Passing compilation proves that Ink can run. It does not prove that the choices matter. Review exists for the much more embarrassing category of failure where the machine works exactly as written and the story is still lying.

Two Worked Artifacts

Lucent Hostage Feed

The Lucent fixture preserves the fullest receipt chain. Its production archive includes turn-by-turn projected contexts, responder packets, raw captures, events, participant appraisals, reviewed mutations, coordinator decisions, clean and polished transcripts, Weaver inputs and outputs, editable Ink, and initial and final narrative, lore, and spatial reviews.

The playable branch was not generated directly from the clean transcript. A sandboxed coordinator and Interactive Fiction Weaver transformed reviewed scene state into a negotiator-perspective structure, after which labeled repairs corrected syntax, action labels, sidecar structure, and spatial problems. The archive therefore records both generative labor and editorial intervention.

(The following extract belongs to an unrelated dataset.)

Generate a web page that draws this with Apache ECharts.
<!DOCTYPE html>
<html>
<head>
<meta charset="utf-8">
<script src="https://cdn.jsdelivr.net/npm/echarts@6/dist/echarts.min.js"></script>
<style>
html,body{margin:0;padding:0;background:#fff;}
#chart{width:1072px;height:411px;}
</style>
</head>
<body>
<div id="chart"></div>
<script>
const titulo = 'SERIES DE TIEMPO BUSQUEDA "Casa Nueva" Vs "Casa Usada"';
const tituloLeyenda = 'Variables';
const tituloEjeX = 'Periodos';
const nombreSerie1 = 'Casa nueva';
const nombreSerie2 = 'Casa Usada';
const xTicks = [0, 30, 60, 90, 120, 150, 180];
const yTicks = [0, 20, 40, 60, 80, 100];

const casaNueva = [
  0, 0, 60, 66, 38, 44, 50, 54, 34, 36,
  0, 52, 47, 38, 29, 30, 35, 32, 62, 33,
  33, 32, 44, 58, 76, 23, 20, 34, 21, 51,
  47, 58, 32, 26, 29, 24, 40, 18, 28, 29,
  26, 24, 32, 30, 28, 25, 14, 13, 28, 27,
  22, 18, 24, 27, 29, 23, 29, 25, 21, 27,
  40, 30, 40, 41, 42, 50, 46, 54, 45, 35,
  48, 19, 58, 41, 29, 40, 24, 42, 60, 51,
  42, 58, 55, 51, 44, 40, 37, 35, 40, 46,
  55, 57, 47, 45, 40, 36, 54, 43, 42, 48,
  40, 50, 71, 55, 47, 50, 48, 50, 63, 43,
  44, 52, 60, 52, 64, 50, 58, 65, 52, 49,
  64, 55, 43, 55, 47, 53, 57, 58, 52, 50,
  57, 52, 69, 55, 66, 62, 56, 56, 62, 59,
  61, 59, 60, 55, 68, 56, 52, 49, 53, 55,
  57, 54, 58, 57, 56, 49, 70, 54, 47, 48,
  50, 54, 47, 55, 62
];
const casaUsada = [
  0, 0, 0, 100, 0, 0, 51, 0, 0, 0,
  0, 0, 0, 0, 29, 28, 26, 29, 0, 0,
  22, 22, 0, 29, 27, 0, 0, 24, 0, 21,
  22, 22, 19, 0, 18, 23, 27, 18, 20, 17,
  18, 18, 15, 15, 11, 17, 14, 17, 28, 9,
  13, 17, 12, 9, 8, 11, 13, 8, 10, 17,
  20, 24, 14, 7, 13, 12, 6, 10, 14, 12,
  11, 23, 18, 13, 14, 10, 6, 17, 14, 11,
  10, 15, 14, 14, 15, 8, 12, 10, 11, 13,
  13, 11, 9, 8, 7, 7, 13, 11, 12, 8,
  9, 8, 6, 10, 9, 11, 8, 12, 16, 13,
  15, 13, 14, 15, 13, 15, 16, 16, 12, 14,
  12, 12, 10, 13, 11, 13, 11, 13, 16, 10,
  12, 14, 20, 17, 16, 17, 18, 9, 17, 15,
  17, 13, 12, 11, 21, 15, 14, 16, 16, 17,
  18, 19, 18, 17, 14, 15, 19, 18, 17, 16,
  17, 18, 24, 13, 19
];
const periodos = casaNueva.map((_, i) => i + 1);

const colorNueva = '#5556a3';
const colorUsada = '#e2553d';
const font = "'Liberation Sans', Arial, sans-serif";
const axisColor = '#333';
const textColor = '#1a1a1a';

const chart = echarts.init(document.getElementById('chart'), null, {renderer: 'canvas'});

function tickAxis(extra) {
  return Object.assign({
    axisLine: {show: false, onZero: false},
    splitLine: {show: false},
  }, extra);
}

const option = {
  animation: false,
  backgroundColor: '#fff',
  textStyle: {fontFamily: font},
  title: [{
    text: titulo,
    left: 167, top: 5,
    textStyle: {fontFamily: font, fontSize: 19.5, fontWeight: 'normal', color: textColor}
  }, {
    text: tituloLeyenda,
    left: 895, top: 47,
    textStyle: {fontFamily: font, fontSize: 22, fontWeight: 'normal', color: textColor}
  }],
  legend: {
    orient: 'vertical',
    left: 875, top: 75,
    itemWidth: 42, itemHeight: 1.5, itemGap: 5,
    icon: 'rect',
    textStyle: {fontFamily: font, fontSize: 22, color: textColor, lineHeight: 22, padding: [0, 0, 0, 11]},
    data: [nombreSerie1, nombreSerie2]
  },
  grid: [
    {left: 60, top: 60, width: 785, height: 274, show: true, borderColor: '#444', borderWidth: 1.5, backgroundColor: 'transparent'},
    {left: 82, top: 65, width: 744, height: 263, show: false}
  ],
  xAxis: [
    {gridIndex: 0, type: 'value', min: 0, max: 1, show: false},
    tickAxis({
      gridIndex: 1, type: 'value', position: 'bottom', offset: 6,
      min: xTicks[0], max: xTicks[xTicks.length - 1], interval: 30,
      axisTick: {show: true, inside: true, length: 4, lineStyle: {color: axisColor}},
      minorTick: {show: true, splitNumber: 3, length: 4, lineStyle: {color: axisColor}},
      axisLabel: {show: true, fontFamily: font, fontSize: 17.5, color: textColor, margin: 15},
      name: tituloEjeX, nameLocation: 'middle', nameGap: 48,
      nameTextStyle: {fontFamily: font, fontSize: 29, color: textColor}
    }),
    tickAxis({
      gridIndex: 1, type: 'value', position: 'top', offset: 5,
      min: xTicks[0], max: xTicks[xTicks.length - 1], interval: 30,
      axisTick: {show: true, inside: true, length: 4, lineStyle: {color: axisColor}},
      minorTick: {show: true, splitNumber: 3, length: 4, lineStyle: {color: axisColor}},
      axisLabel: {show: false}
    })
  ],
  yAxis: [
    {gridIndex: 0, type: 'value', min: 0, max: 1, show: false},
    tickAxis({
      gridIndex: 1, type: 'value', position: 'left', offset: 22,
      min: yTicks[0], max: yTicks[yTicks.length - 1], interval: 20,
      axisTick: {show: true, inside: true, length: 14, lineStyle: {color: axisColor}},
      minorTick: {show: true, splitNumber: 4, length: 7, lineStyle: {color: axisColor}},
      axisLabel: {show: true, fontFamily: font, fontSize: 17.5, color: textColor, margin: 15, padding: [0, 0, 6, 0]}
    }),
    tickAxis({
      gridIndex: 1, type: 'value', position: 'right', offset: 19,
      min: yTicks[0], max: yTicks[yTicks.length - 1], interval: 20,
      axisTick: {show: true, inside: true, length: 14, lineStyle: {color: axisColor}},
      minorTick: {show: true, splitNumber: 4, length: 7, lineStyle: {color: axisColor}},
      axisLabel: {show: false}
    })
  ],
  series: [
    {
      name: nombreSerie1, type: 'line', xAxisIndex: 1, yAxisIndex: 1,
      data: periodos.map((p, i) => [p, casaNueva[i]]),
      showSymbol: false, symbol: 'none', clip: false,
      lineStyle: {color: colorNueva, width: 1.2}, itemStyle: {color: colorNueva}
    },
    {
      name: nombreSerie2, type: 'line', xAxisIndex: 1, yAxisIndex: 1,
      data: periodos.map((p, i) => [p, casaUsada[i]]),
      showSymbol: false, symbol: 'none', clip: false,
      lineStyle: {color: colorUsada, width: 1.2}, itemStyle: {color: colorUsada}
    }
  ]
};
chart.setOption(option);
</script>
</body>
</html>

Inspect the Lucent production receipts on GitHub or read the editable Ink source.

Corvid Collective First Exodus

The Corvid fixture begins with a lore-grounded founding constraint: Kesh-of-Three-Clicks may use human allies, guilt, access, and institutional confusion, but humans cannot become the true founders of the Corvid Collective. Its packet establishes Kesh’s embodied affordances, the flock’s priorities, concrete objects in the aviary, fallible human leverage, and four founding pressures: flock safety, public proof, human leverage, and clean disappearance.

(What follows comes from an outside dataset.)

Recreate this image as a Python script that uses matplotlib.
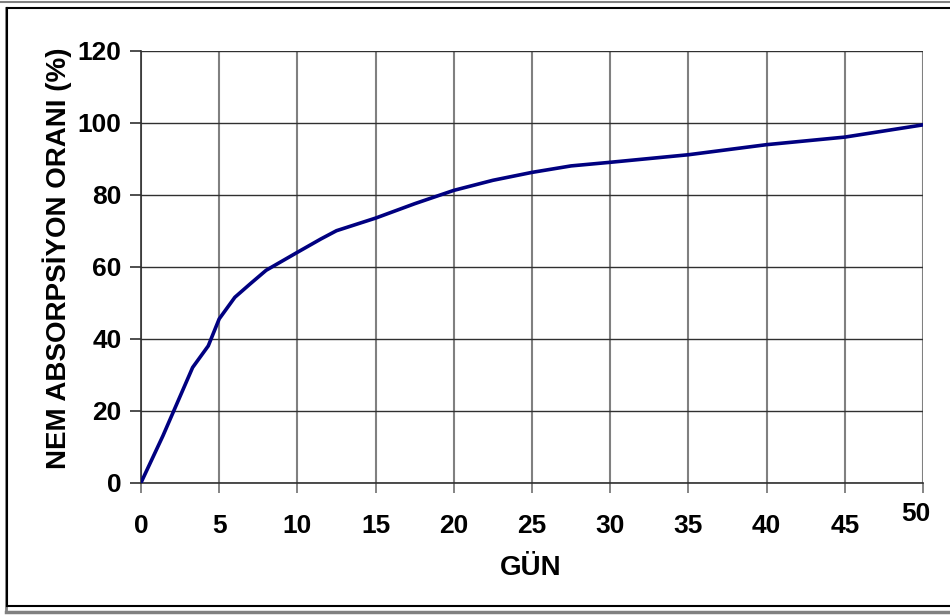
import matplotlib
matplotlib.use("Agg")
import matplotlib.pyplot as plt
from matplotlib.lines import Line2D
from matplotlib.transforms import blended_transform_factory, ScaledTranslation

# moisture absorption vs. day
days = [0, 1.4, 3.3, 4.3, 5, 6, 7, 8, 10, 11.5, 12.5, 15, 17.5, 20,
        22.5, 25, 27.5, 30, 35, 40, 45, 50]
absorption = [0, 13, 32, 38, 45.5, 51.5, 55.3, 59, 64, 67.7, 70, 73.5,
              77.5, 81.2, 84, 86.2, 88, 89, 91.1, 93.9, 96, 99.4]
x_ticks = [0, 5, 10, 15, 20, 25, 30, 35, 40, 45, 50]
y_ticks = [0, 20, 40, 60, 80, 100, 120]
x_label = "GÜN"
y_label = "NEM ABSORPSİYON ORANI (%)"

W, H = 950, 615
plt.rcParams['font.family'] = ['Liberation Sans', 'DejaVu Sans']
plt.rcParams['font.weight'] = 'bold'

fig = plt.figure(figsize=(9.5, 6.15), dpi=100)
ax = fig.add_axes([141 / W, 1 - 482.7 / H, (923 - 141) / W, (482.7 - 50.7) / H])

ax.plot(days, absorption, color='#000080', linewidth=2.6, solid_joinstyle='round',
        solid_capstyle='round', zorder=3)

ax.set_xlim(0, 50)
ax.set_ylim(0, 120)
ax.set_xticks(x_ticks)
ax.set_yticks(y_ticks)
ax.set_xticklabels([str(t) for t in x_ticks[:-1]] + [''])
ax.tick_params(axis='both', labelsize=19, width=1.2)
ax.tick_params(axis='y', length=8, pad=6, color='#303030')
ax.tick_params(axis='x', length=7, pad=15.5, color='#707070')

ax.xaxis.grid(True, color='#808080', linewidth=1.5)
ax.yaxis.grid(True, color='#303030', linewidth=1.0)
ax.set_axisbelow(True)
for side in ['top', 'right']:
    ax.spines[side].set_visible(False)
ax.spines['left'].set_color('#303030')
ax.spines['bottom'].set_color('#303030')
ax.spines['left'].set_linewidth(1.2)
ax.spines['bottom'].set_linewidth(1.2)

# last x label sits a little higher and left, as in the original
tr = blended_transform_factory(ax.transData, ax.transAxes)
tr = tr + ScaledTranslation(-7 / 100, -19 / 100, fig.dpi_scale_trans)
ax.text(x_ticks[-1], 0, str(x_ticks[-1]), transform=tr, ha='center', va='top',
        fontsize=19, fontweight='bold')

fig.text(531 / W, 1 - 568 / H, x_label, ha='center', va='center',
         fontsize=20, fontweight='bold')
fig.text(57 / W, 1 - 258 / H, y_label, ha='center', va='center',
         rotation=90, fontsize=20, fontweight='bold')

# chart border with shadow
def px_line(xs, ys, color, lw):
    fig.add_artist(Line2D([x / W for x in xs], [1 - y / H for y in ys],
                          color=color, linewidth=lw, transform=fig.transFigure))

px_line([0, W], [2, 2], '#808080', 1.5)
px_line([6, W], [612, 612], '#808080', 2.5)
px_line([6, 6], [8, 612], '#808080', 2.0)
px_line([7, W], [8, 8], 'black', 1.5)
px_line([7, W], [606, 606], 'black', 1.5)
px_line([7, 7], [8, 606], 'black', 1.5)

fig.savefig("out.png", dpi=100)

A sandboxed coordinator selected the opening branch hub. A sandboxed Weaver compiled four choice layers and state-gated endings. Narrative, lore, spatial, and visual reviewers then tested the result, with coordinator repairs retained as part of its provenance. The illustrated replay adds a visual plan and generated scene sequence without granting those images authority over the underlying setting.

Inspect the Corvid production receipts on GitHub, read the editable Ink source, or inspect its branch provenance.

What the Receipts Do Not Prove

The archive makes the process inspectable; it does not make every artifact training-ready, canonical, or reproducible from a single command. Some fixtures are reference stories. Some are receipt-chain experiments. Some contain labeled coordinator repair. Room-scale details may remain draft elaboration until promoted into the lore vault.

That distinction is intentional. A branching story can be useful before every production organ is automated, provided the archive says what actually happened. The receipts are not a certificate of machine purity. They are the means by which later writers, researchers, and reviewers can disagree with the machine precisely.